▶ [Task objective]
Check each line for the string "code". Give only the count of lines that have it.

-- START Stored records --

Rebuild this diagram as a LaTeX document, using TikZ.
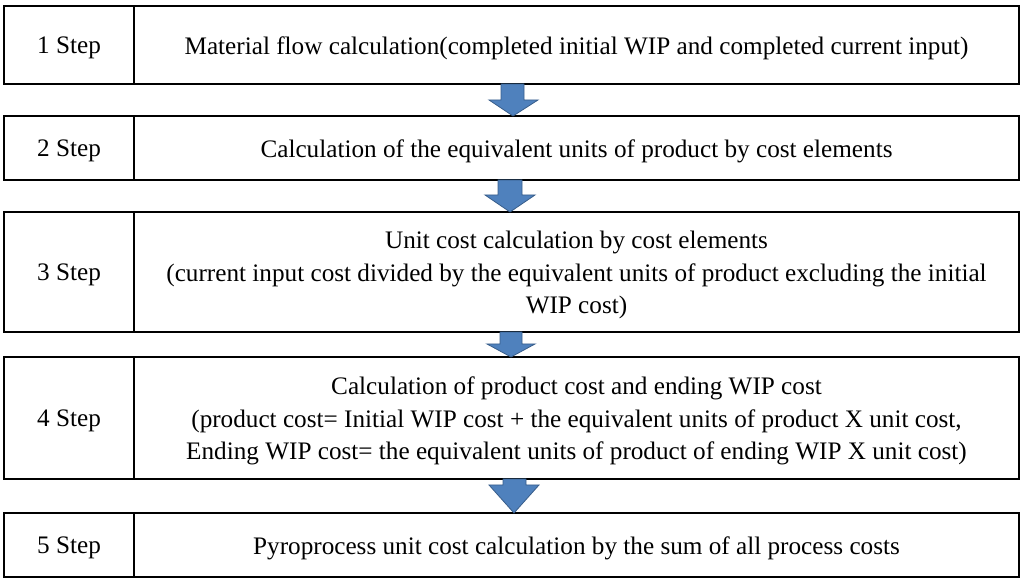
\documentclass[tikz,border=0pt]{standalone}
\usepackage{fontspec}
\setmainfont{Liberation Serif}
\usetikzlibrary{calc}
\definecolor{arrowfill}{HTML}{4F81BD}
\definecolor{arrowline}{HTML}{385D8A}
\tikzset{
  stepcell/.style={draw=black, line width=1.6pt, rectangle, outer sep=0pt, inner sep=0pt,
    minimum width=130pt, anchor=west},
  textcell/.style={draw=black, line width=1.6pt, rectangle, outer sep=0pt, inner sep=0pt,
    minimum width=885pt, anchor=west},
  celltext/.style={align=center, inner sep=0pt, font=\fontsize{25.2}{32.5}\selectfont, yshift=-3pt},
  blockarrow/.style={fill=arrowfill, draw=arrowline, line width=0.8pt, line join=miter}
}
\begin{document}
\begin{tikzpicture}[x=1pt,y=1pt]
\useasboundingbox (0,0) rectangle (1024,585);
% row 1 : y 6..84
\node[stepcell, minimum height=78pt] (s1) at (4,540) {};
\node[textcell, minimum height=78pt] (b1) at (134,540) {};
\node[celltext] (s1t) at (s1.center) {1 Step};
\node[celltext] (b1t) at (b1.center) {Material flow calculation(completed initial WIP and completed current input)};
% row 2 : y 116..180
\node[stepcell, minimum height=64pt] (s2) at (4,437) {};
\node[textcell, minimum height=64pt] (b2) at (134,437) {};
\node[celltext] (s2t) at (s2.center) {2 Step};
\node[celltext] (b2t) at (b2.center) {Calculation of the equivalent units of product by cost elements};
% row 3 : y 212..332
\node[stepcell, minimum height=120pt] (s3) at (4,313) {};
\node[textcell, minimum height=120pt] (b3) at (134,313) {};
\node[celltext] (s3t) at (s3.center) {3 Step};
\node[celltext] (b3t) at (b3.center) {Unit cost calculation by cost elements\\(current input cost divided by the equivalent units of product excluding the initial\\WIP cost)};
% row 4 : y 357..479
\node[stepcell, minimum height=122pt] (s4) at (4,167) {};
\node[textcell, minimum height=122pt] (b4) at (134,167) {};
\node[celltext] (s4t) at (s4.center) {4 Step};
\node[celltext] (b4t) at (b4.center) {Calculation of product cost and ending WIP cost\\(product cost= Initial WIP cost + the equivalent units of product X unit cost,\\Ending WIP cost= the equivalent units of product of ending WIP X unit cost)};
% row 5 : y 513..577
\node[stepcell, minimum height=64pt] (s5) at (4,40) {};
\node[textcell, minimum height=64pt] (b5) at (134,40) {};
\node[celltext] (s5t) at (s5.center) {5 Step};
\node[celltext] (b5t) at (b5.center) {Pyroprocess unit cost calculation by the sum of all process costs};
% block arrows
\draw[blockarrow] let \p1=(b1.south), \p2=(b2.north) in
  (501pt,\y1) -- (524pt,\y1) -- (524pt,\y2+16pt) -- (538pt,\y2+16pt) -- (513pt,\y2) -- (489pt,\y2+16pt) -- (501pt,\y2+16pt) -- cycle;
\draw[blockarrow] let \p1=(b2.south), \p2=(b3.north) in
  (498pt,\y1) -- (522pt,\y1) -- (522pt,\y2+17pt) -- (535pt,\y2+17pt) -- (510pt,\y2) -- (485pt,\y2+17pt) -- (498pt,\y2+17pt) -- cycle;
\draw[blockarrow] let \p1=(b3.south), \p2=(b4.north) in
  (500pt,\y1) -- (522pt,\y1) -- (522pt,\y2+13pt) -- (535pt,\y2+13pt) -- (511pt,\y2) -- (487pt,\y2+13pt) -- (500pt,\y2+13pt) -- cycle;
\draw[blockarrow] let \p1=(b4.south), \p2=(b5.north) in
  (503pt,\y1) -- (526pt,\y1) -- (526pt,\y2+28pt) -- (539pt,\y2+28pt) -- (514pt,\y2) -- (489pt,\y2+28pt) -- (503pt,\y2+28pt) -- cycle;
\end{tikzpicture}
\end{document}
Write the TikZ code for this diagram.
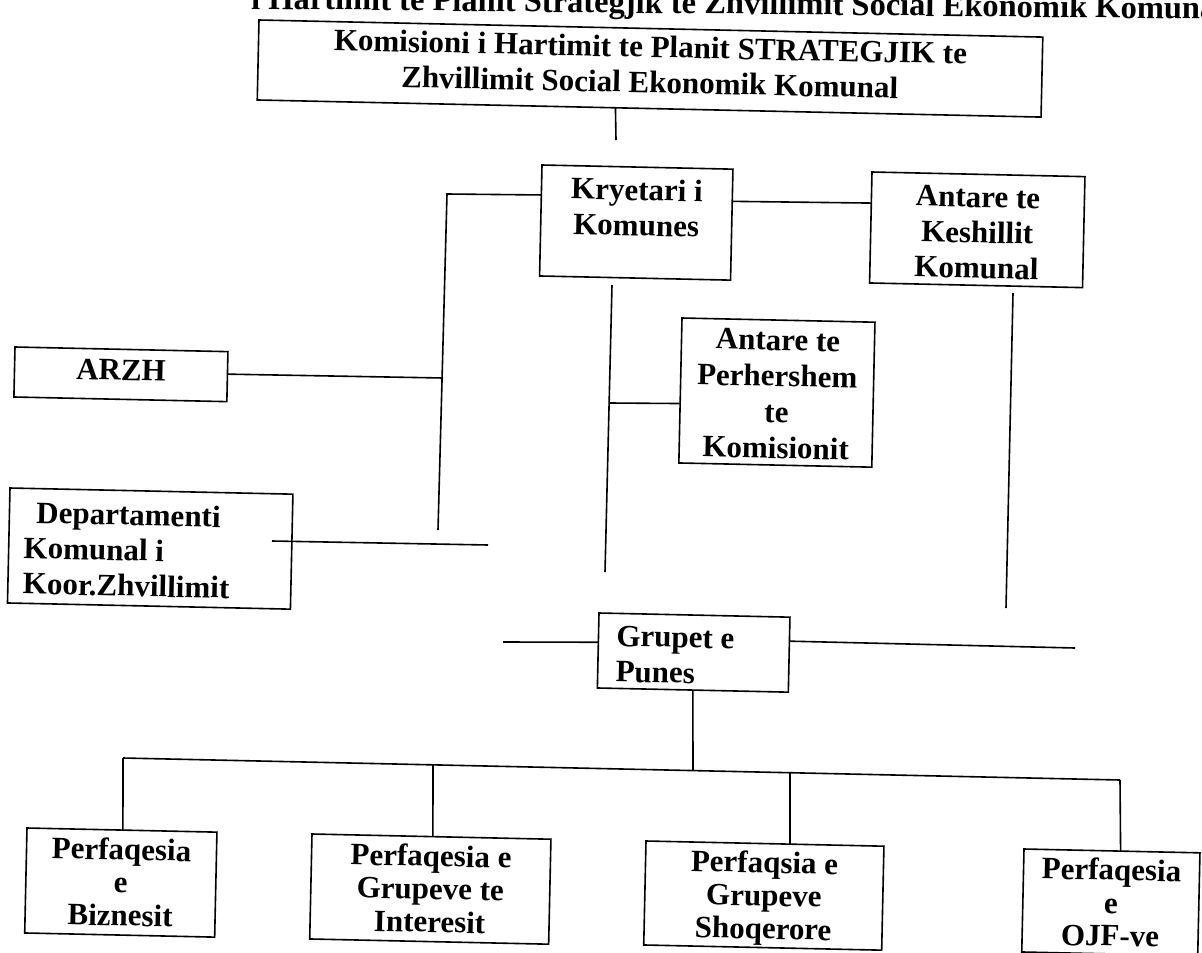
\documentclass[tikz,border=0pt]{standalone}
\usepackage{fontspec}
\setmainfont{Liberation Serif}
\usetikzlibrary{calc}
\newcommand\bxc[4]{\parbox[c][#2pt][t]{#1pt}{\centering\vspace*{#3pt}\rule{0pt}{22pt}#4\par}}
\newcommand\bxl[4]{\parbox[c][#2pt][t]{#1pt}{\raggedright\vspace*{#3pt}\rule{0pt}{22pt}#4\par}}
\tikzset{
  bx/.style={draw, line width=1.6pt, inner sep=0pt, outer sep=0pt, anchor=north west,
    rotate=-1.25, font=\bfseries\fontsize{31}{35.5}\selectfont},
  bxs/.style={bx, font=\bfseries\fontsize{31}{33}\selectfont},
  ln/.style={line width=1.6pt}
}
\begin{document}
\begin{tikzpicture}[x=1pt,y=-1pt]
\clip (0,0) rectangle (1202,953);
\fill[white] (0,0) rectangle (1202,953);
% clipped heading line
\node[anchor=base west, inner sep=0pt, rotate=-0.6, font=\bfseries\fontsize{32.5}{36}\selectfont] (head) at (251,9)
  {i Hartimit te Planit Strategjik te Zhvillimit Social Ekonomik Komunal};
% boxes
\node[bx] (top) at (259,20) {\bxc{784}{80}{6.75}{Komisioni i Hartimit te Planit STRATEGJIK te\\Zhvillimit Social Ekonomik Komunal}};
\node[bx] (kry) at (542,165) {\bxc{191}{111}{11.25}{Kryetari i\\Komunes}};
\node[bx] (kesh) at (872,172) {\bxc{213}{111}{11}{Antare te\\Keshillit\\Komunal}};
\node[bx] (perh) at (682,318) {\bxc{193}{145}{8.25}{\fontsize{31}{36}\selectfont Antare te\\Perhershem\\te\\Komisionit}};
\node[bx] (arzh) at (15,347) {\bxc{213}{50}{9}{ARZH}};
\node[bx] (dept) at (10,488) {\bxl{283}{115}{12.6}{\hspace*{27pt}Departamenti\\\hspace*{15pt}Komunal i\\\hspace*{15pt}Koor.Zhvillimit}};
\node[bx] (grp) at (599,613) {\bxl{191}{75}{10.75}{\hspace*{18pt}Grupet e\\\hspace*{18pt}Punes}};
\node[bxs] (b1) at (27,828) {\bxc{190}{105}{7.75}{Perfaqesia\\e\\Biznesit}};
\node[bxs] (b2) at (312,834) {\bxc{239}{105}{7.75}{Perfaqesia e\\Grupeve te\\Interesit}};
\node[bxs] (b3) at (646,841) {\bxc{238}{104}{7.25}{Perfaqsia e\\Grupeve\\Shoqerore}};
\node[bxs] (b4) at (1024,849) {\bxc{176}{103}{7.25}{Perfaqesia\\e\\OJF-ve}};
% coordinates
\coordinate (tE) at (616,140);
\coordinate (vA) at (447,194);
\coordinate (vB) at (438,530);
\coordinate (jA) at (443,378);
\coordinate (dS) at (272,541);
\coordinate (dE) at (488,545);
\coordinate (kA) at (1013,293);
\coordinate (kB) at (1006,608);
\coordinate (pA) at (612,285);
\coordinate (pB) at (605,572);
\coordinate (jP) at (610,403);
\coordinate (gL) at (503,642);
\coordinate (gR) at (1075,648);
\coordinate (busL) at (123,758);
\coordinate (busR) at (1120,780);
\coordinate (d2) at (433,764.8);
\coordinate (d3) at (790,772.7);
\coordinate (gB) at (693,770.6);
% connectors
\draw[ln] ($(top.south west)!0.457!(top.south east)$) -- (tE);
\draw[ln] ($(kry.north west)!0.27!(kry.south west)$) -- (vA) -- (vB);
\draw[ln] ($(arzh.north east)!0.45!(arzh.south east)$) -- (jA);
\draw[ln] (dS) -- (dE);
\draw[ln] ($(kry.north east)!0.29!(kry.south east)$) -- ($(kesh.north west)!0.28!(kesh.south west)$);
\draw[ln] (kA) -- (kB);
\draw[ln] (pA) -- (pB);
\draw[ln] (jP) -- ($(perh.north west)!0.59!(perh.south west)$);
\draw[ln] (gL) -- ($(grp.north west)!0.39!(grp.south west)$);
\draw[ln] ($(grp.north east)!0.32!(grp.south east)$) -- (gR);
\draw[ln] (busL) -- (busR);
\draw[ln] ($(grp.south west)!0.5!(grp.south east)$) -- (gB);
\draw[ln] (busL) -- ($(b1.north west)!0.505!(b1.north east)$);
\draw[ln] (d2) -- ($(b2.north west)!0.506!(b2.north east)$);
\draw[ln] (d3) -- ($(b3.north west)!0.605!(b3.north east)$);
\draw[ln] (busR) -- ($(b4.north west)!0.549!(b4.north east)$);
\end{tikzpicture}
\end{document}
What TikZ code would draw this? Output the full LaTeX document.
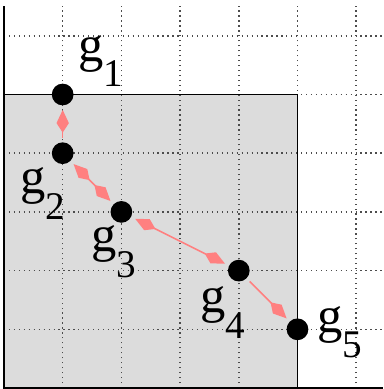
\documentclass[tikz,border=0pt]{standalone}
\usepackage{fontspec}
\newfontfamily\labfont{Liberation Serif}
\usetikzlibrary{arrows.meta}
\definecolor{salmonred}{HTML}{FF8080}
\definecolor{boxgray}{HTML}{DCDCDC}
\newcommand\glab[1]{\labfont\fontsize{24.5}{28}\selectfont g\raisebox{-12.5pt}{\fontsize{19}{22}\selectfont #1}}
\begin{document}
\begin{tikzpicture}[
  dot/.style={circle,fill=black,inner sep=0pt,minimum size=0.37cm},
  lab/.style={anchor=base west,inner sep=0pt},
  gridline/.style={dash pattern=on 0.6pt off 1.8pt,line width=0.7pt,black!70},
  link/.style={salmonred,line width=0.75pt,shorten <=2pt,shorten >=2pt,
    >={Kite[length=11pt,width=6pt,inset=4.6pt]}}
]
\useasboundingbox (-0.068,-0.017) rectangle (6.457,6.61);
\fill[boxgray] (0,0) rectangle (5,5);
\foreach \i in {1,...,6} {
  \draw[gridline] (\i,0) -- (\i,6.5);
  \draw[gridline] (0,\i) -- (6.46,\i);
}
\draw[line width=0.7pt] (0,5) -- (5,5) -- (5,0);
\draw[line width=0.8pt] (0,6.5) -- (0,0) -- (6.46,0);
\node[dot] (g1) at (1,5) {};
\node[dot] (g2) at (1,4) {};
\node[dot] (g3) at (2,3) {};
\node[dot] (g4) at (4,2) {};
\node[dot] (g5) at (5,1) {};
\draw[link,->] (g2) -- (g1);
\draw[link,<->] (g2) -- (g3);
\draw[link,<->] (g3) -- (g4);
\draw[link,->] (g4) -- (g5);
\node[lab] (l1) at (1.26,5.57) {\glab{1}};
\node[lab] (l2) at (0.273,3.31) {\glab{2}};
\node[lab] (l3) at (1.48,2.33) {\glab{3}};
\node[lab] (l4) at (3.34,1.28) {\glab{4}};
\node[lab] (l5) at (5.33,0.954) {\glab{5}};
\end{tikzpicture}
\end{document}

-- END Stored records --

▶ [Solution]
2